When I came over to evangelicalism from Catholicism, I was surprised to discover hostility to Christmas celebrations.  We needed to be rid of Santa Claus and Christmas trees and mistletoe and gifts and stockings and yule logs – anything that had its origins in paganism.  The devil had touched it and tainted it, permanently rendering it unusable for God’s good ends.

Is the devil that powerful?
Is God that impotent?
Christ redeems us.  He rightfully takes something back.  When our souls were redeemed, our personalities weren’t obliterated; we weren’t turned into completely unrecognizable brand-spanking new people.  We still possessed the same facial expressions, personality quirks, and sense of humor.  Those things were simply redirected to new and better ends.

Christianity does the same thing when it touches culture.  Culture is just the way we live life – our customs and traditions and practices.  The Spirit of God doesn’t generate a purely “Christian culture”.  Instead, He seems to have always taken Roman or German or African or Celtic or Oriental or Jewish ways and repurposed them as tools to new and better ends.

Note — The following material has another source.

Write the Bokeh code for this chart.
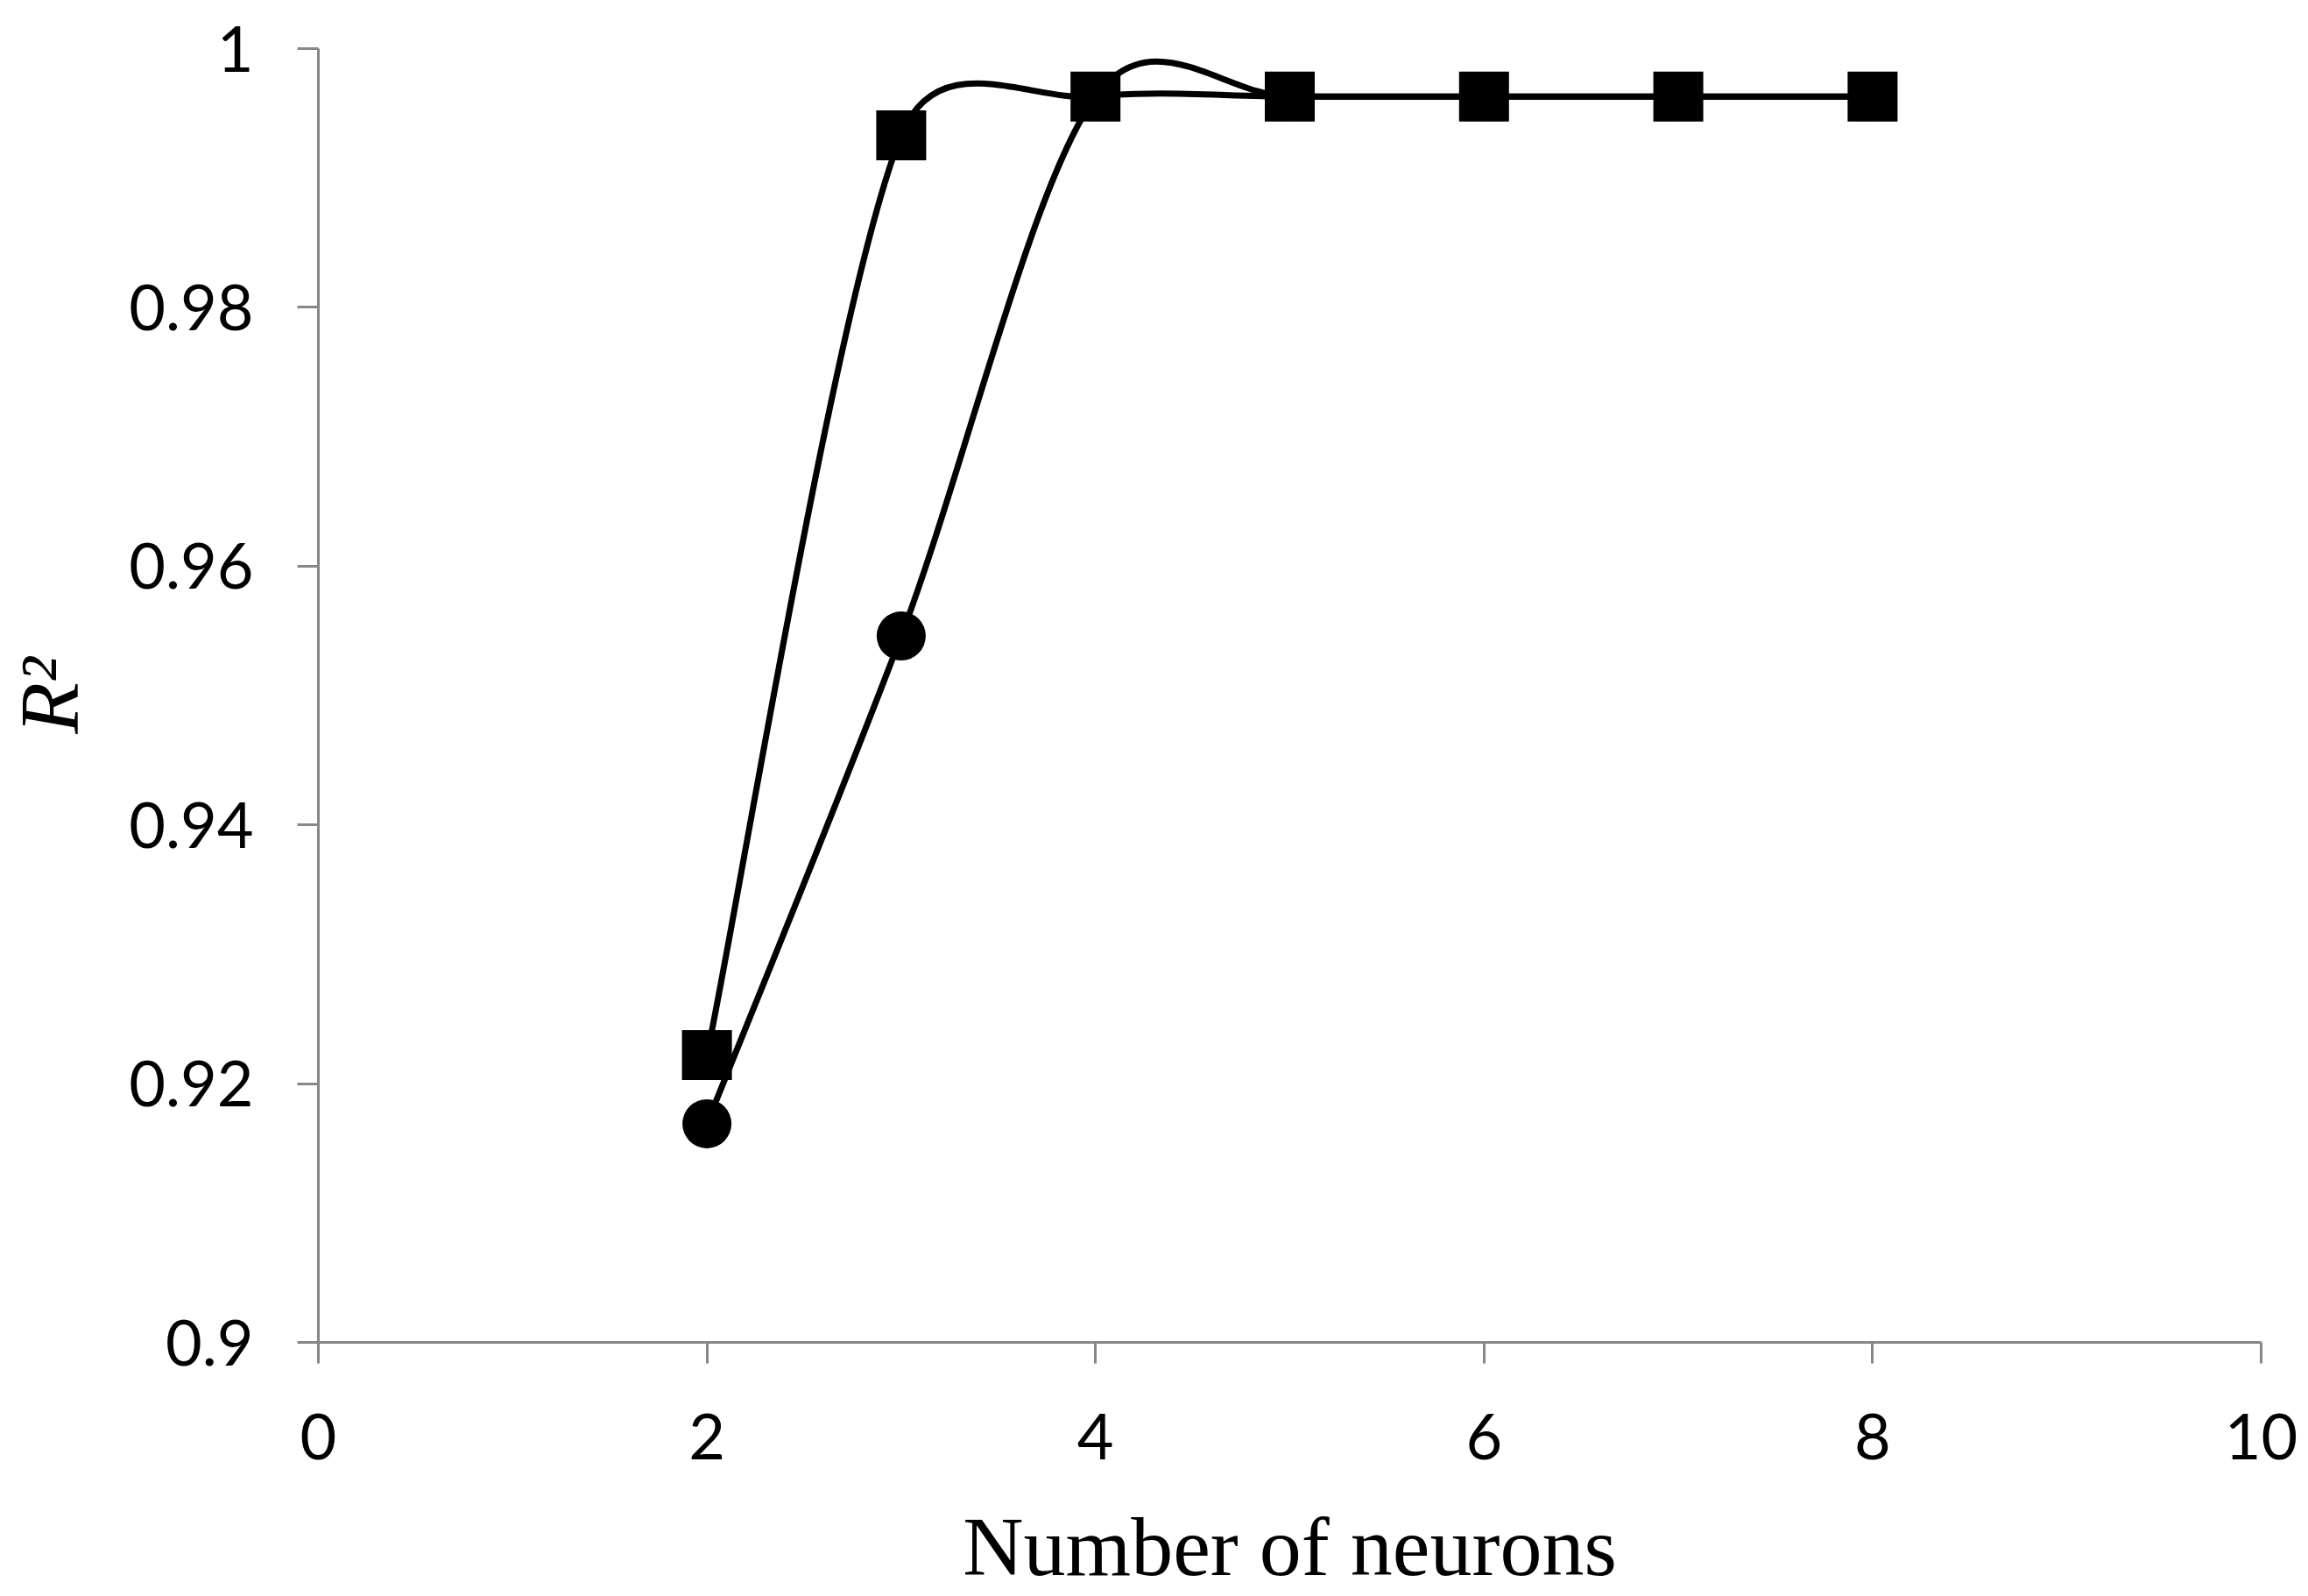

There is no purely Christian culture.  There are only human cultures baptized by the Spirit.

This bothers some evangelicals.  They seem to think that if Colonel Mustard used the candlestick to commit a murder in the library, all candlesticks and libraries must never be used again. 

But couldn’t God redeem the same candlestick and set it up in the library to shine light for people to read by?

Isn’t this what redemption is about?

Some evangelicals worry too much about the devil and what people have done supposedly under his influence and not enough about the fact that Christ has overcome the world.  Is everything about every non-Christian religion demonic and diabolical?  Is the devil’s touch so poisonous as to be able to taint God’s creation and put it beyond the renewing touch of an Almighty Redeemer?

The apostle’s take on unbelieving Gentiles is that they are feeling their way toward God, groping in the dark to find Him (Acts 17.27).  Perhaps some groping in the dark is demonically inspired, but perhaps some of it is the best that a sincere blind man can do.  I don’t criticize my four year old grandchildren for their attempts at writing their names or drawing stick figures;  I post them on my refrigerator and recognize them for what they are.

The best that a sincere blind man can do will be terribly imperfect.  But God is in the business of redeeming and transforming things.  And when He redeems and transforms someone or something, it is taken back to Himself.  The devil loses his power.  Darkness is pushed away by the light.  What looked like a defeat is suddenly a resounding victory.

Merry Christmas to all!  Enjoy your holiday with all of the fixings!